Maraknya penyalahgunaan data harus diantisipasi dengan pembuatan aturan perlindungan data pribadi, salah satunya melalui UU Perlindungan Data Pribadi.

“Tak kalah mendesak, antisipasi tindak kejahatan siber juga harus dilakukan mulai dari pengguna itu sendiri. Sudah saatnya pengguna layanan digital memikirkan ulang bagaimana perilaku daring mereka sehari-hari melalui beragam aplikasi ataupun platform. Sudah saatnya kita semua memikirkan sejauh mana kita mengumbar data pribadi yang justru mengundang peluang niat pelaku kejahatan siber untuk mengincar kita,” paparnya.

Kasus-kasus penyalahgunaan data pribadi terjadi setidaknya dikarenakan dua hal: pertama, masih rendahnya kesadaran masyarakat Indonesia dalam menjaga atau melindungi data pribadinya, sehingga mereka dengan mudah menyebarkan atau memindahtangankan data pribadinya ke pihak lain.

Kedua, belum adanya perangkat undang-undang yang komprehensif dan memadai untuk melindungi data pribadi, khususnya terkait dengan hak dari subjek data, dan kewajiban data controller serta data processor di Indonesia.

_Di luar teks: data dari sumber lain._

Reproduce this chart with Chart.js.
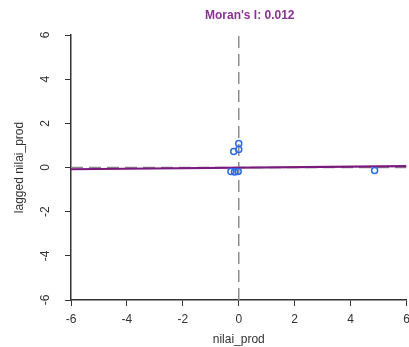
<!DOCTYPE html>
<html>
<head>
<meta charset="utf-8">
<script src="https://cdn.jsdelivr.net/npm/chart.js@4"></script>
<style>
  html, body { margin: 0; padding: 0; background: #fff; overflow: hidden; }
  #wrap { width: 409px; height: 347px; overflow: hidden; }
</style>
</head>
<body>
<!-- canvas is a few px wider than the window: the plot runs off the right edge like the original -->
<div id="wrap"><canvas id="moranChart" width="412" height="347"></canvas></div>
<script>
const nilaiProd = [0.0, 0.0, -0.18, -0.28, -0.15, -0.02, 4.86];
const laggedNilaiProd = [1.09, 0.82, 0.73, -0.18, -0.2, -0.18, -0.14];
const regressionX = [-6, 6];
const regressionY = [-0.08, 0.06];
const axisTicks = [-6, -4, -2, 0, 2, 4, 6];
const titleText = "Moran's I: 0.012";

const fontFamily = "'Liberation Sans', Arial, sans-serif";

// Title over the plot (the original figure was cropped, so it sits a bit right of centre)
const titlePlugin = {
    id: 'plotTitle',
    afterDraw(chart) {
        const ctx = chart.ctx;
        const area = chart.chartArea;
        ctx.save();
        ctx.font = "bold 12px " + fontFamily;
        ctx.fillStyle = '#8a3294';
        ctx.textAlign = 'center';
        ctx.textBaseline = 'middle';
        ctx.fillText(titleText, (area.left + area.right) / 2 + 11, 16);
        ctx.restore();
    }
};

window.onload = function() {
    const ctx = document.getElementById('moranChart').getContext('2d');

    new Chart(ctx, {
        type: 'scatter',
        data: {
            datasets: [
                {
                    label: 'points',
                    data: nilaiProd.map((x, i) => ({ x: x, y: laggedNilaiProd[i] })),
                    pointStyle: 'circle',
                    pointRadius: 3,
                    pointBorderWidth: 1.5,
                    borderColor: '#2a6ae6',
                    backgroundColor: 'rgba(0,0,0,0)',
                    order: 1
                },
                {
                    label: 'regression',
                    type: 'line',
                    data: regressionX.map((x, i) => ({ x: x, y: regressionY[i] })),
                    borderColor: '#7a1a7e',
                    borderWidth: 2.2,
                    pointRadius: 0,
                    order: 2
                },
                {
                    label: 'hline',
                    type: 'line',
                    data: [{ x: -6, y: 0 }, { x: 6, y: 0 }],
                    borderColor: '#8c8c8c',
                    borderWidth: 1.5,
                    borderDash: [12, 6],
                    pointRadius: 0,
                    order: 3
                },
                {
                    label: 'vline',
                    type: 'line',
                    data: [{ x: 0, y: -6 }, { x: 0, y: 6 }],
                    borderColor: '#8c8c8c',
                    borderWidth: 1.5,
                    borderDash: [12, 6],
                    pointRadius: 0,
                    order: 3
                }
            ]
        },
        options: {
            responsive: false,
            animation: false,
            layout: { padding: { top: 35, right: 0, left: 12, bottom: 0 } },
            plugins: {
                legend: { display: false },
                tooltip: { enabled: false }
            },
            scales: {
                x: {
                    type: 'linear',
                    min: -6,
                    max: 6,
                    afterBuildTicks: scale => { scale.ticks = axisTicks.map(v => ({ value: v })); },
                    afterFit: scale => { scale.height = 47; scale.paddingLeft = 0; scale.paddingRight = 0; },
                    grid: { display: true, drawOnChartArea: false, drawTicks: true, tickLength: 6, color: '#333', lineWidth: 1 },
                    border: { display: true, color: '#333', width: 1.5 },
                    ticks: { color: '#333', font: { family: fontFamily, size: 12 }, padding: 6, maxRotation: 0 },
                    title: { display: true, text: 'nilai_prod', color: '#333', font: { family: fontFamily, size: 12 }, padding: { top: 2, bottom: 0 } }
                },
                y: {
                    type: 'linear',
                    min: -6,
                    max: 6,
                    afterBuildTicks: scale => { scale.ticks = axisTicks.map(v => ({ value: v })); },
                    afterFit: scale => { scale.width = 59; scale.paddingTop = 0; scale.paddingBottom = 0; },
                    grid: { display: true, drawOnChartArea: false, drawTicks: true, tickLength: 6, color: '#333', lineWidth: 1 },
                    border: { display: true, color: '#333', width: 1.5 },
                    ticks: { color: '#333', font: { family: fontFamily, size: 12 }, padding: 14, minRotation: 90, maxRotation: 90, crossAlign: 'center' },
                    title: { display: true, text: 'lagged nilai_prod', color: '#333', font: { family: fontFamily, size: 12 }, padding: { top: 0, bottom: 0 } }
                }
            }
        },
        plugins: [titlePlugin]
    });
};
</script>
</body>
</html>
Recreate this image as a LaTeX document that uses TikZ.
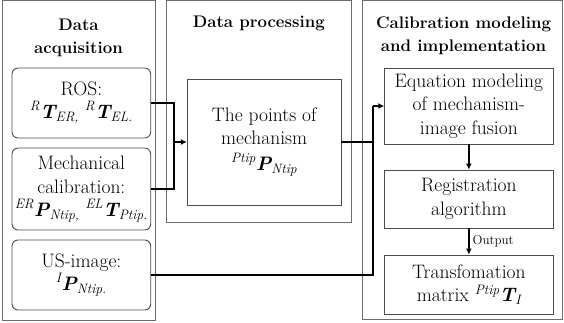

Termasuk belum adanya kejelasan kewajiban dan tanggung-jawab dari perusahaan penyedia layanan, yang mengumpulkan data pribadi konsumennya.

Koalisi Perlindungan Data Pribadi mencatat, saat ini, lebih dari 101 negara di dunia telah memiliki instrumen hukum yang secara khusus mengatur mengenai perlindungan data pribadi warga negaranya. Negara-negara Asia Tenggara seperti, Malaysia, Filipina, Singapura, dan Laos pun telah memiliki instrumen hukum komprehensif, yang mengatur perlindungan data pribadi bagi warga negaranya. Sedangkan Indonesia hingga saat ini belum memiliki undang-undang yang secara khusus mengatur mengenai perlindungan data pribadi.

Studi ELSAM menunjukan, peraturan perlindungan data pribadi di Indonesia tersebar di berbagai macam sektor. Mulai dari sektor telekomunikasi, keuangan dan perbankan, perpajakan, kependudukan, kearsipan, penegakan hukum, keamanan, hingga sektor kesehatan.

Ada sedikitnya 32 undang-undang yang materinya menyinggung mengenai pengaturan data pribadi warga negara. Sayangnya banyaknya aturan tersebut justru memunculkan tumpang tindih satu sama lain, yang berakibat pada ketidakpastian hukum dalam perlindungan data pribadi.